■ Written task
Return the material word for word. Do not include pictures.

■ Data block
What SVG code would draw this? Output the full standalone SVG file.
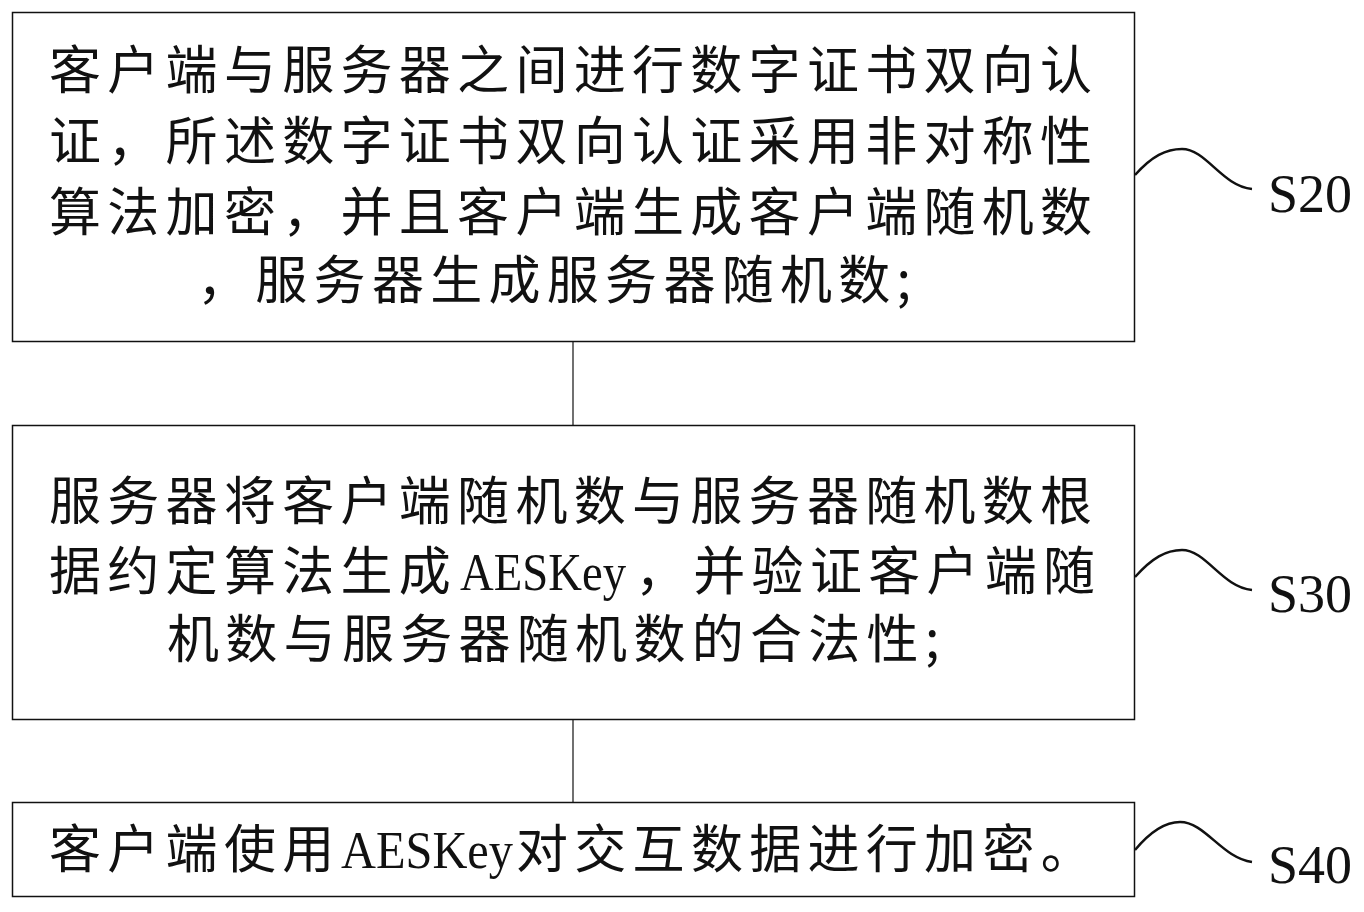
<svg xmlns="http://www.w3.org/2000/svg" width="1364" height="912" viewBox="0 0 1364 912">
<style>
.box{fill:#fff;stroke:#111;stroke-width:1.5}
.t{font-family:"Noto Sans CJK SC","Noto Sans",sans-serif;font-size:52px;letter-spacing:6.3px;fill:#111}
.lat{font-family:"Liberation Serif",serif;font-size:53px;letter-spacing:0}
.lbl{font-family:"Liberation Serif",serif;font-size:54px;fill:#111}
.sq{fill:none;stroke:#111;stroke-width:2.5}
.cn{stroke:#111;stroke-width:1.2;fill:none}
</style>
<rect width="1364" height="912" fill="#fff"/>
<g id="connectors">
<line class="cn" x1="573" y1="342" x2="573" y2="425"/>
<line class="cn" x1="573" y1="720" x2="573" y2="802"/>
</g>
<g id="s20">
<rect class="box" x="12.5" y="12.5" width="1122" height="329"/>
<text class="t"><tspan x="49" y="89">客户端与服务器之间进行数字证书双向认</tspan><tspan x="49" y="160">证，所述数字证书双向认证采用非对称性</tspan><tspan x="49" y="231">算法加密，并且客户端生成客户端随机数</tspan><tspan x="197" y="299">，服务器生成服务器随机数;</tspan></text>
</g>
<g id="s30">
<rect class="box" x="12.5" y="425.5" width="1122" height="294"/>
<text class="t"><tspan x="49" y="520">服务器将客户端随机数与服务器随机数根</tspan><tspan x="49" y="590">据约定算法生成</tspan><tspan class="lat" x="460" y="590" textLength="166" lengthAdjust="spacingAndGlyphs">AESKey</tspan><tspan x="635" y="590">，并验证客户端随</tspan><tspan x="167" y="658">机数与服务器随机数的合法性;</tspan></text>
</g>
<g id="s40">
<rect class="box" x="12.5" y="802.5" width="1122" height="94"/>
<text class="t" y="868"><tspan x="49">客户端使用</tspan><tspan class="lat" x="341" textLength="172" lengthAdjust="spacingAndGlyphs">AESKey</tspan><tspan x="516">对交互数据进行加密。</tspan></text>
</g>
<g id="labels">
<path class="sq" d="M1135,175 C1152,156 1166,149 1182,149 C1206,149 1222,186 1252,189"/>
<text class="lbl" x="1268" y="212">S20</text>
<path class="sq" d="M1135,577 C1152,558 1166,550 1182,550 C1206,550 1222,587 1252,590"/>
<text class="lbl" x="1268" y="612">S30</text>
<path class="sq" d="M1135,850 C1150,832 1164,822 1180,822 C1205,822 1222,858 1252,862"/>
<text class="lbl" x="1268" y="883">S40</text>
</g>
</svg>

■ Exercise response
What SVG code would draw this? Output the full standalone SVG file.
<svg xmlns="http://www.w3.org/2000/svg" width="1364" height="912" viewBox="0 0 1364 912">
<style>
.box{fill:#fff;stroke:#111;stroke-width:1.5}
.t{font-family:"Noto Sans CJK SC","Noto Sans",sans-serif;font-size:52px;letter-spacing:6.3px;fill:#111}
.lat{font-family:"Liberation Serif",serif;font-size:53px;letter-spacing:0}
.lbl{font-family:"Liberation Serif",serif;font-size:54px;fill:#111}
.sq{fill:none;stroke:#111;stroke-width:2.5}
.cn{stroke:#111;stroke-width:1.2;fill:none}
</style>
<rect width="1364" height="912" fill="#fff"/>
<g id="connectors">
<line class="cn" x1="573" y1="342" x2="573" y2="425"/>
<line class="cn" x1="573" y1="720" x2="573" y2="802"/>
</g>
<g id="s20">
<rect class="box" x="12.5" y="12.5" width="1122" height="329"/>
<text class="t"><tspan x="49" y="89">客户端与服务器之间进行数字证书双向认</tspan><tspan x="49" y="160">证，所述数字证书双向认证采用非对称性</tspan><tspan x="49" y="231">算法加密，并且客户端生成客户端随机数</tspan><tspan x="197" y="299">，服务器生成服务器随机数;</tspan></text>
</g>
<g id="s30">
<rect class="box" x="12.5" y="425.5" width="1122" height="294"/>
<text class="t"><tspan x="49" y="520">服务器将客户端随机数与服务器随机数根</tspan><tspan x="49" y="590">据约定算法生成</tspan><tspan class="lat" x="460" y="590" textLength="166" lengthAdjust="spacingAndGlyphs">AESKey</tspan><tspan x="635" y="590">，并验证客户端随</tspan><tspan x="167" y="658">机数与服务器随机数的合法性;</tspan></text>
</g>
<g id="s40">
<rect class="box" x="12.5" y="802.5" width="1122" height="94"/>
<text class="t" y="868"><tspan x="49">客户端使用</tspan><tspan class="lat" x="341" textLength="172" lengthAdjust="spacingAndGlyphs">AESKey</tspan><tspan x="516">对交互数据进行加密。</tspan></text>
</g>
<g id="labels">
<path class="sq" d="M1135,175 C1152,156 1166,149 1182,149 C1206,149 1222,186 1252,189"/>
<text class="lbl" x="1268" y="212">S20</text>
<path class="sq" d="M1135,577 C1152,558 1166,550 1182,550 C1206,550 1222,587 1252,590"/>
<text class="lbl" x="1268" y="612">S30</text>
<path class="sq" d="M1135,850 C1150,832 1164,822 1180,822 C1205,822 1222,858 1252,862"/>
<text class="lbl" x="1268" y="883">S40</text>
</g>
</svg>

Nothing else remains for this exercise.